# 10 Pounds Cheddar in the Smoker



## bill ace 350 (Dec 9, 2017)

5 pounds of Cabot Seriously Sharp and 5 pounds Cabot Extra Sharp in the smoker.

All three rows of the tray filled with 50/50 mix of hickory and apple.


----------



## hardcookin (Dec 9, 2017)

Nice batch of cheese!


----------



## griz400 (Dec 9, 2017)

Yep, nice looking batch ... send some down .... lol


----------



## GaryHibbert (Dec 9, 2017)

Lotta cheese getting smoked.
Gary


----------



## bill ace 350 (Dec 9, 2017)

Pulled from smoker, temps dropping quickly. Will rest in fridge tonight, give them a little more smoke tomorrow. Picking up a little color though.


----------



## idahopz (Dec 9, 2017)

I lived in Vermont when a kid, and the Cabot quickly became one of my favorite cheeses from anywhere in the world. I'm not familiar with Seriously Sharp - they did not have that version back in the day. Looks like you're working on a perfect batch


----------



## bill ace 350 (Dec 9, 2017)

i'm not sure if Seriously Sharp is sharper than Extra Sharp..... I carved an "x" in each block of extra sharp.... Will conduct an appropriate "sharpness" test!


----------



## tropics (Dec 10, 2017)

Looks good and should be ready for X-mas


----------



## gmc2003 (Dec 10, 2017)

Looks like a full smoker of cheese you got going. If you get a chance you should try their pepper jack or horseradish cheese. I tried the seriously sharp once and it was good - just a little more crumbly in texture. 

Chris


----------



## SmokinAl (Dec 10, 2017)

Your cheese looks great!
It took on some nice color!
I love the seriously sharp, I use it in ABT's.
Al


----------



## griz400 (Dec 10, 2017)

Nice extra large batch of cheese .. points to you


----------



## bill ace 350 (Dec 10, 2017)

Thanks everyone.

Had to change plans, couldn't put it back in smoker today, snowing too hard....

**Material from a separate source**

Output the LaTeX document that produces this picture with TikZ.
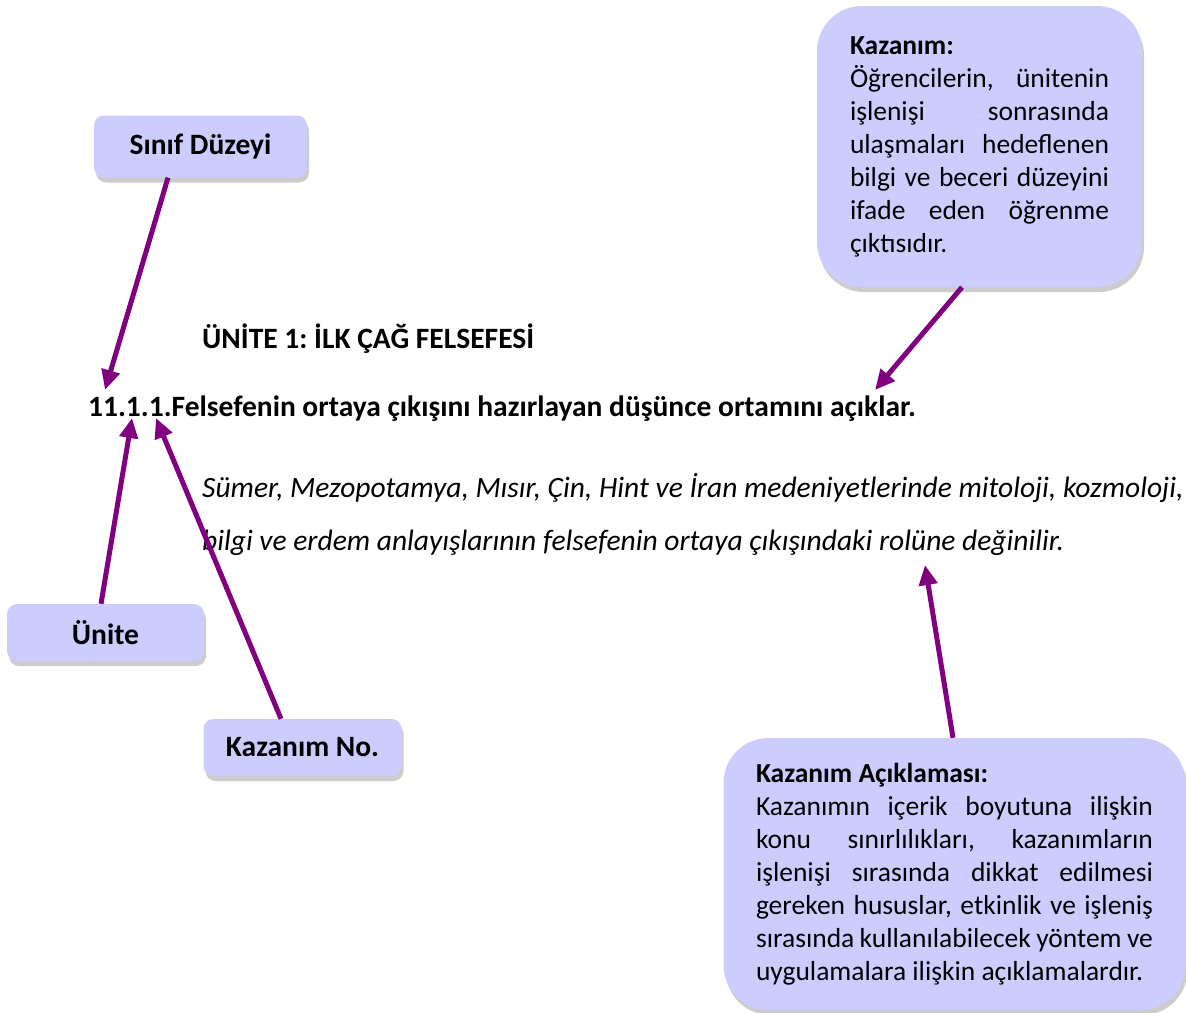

If we get some decent weather the next few days, I try again.


----------



## bill ace 350 (Dec 10, 2017)

tropics said:


> Looks good and should be ready for X-mas


Just noticed you'd served with 8th Engineers, 1CD.

I was with the 312th MI Bn, 1CD 86-89 and 93-97. ATe at the 8th Engineer Mess Hall many times... Great memories!


----------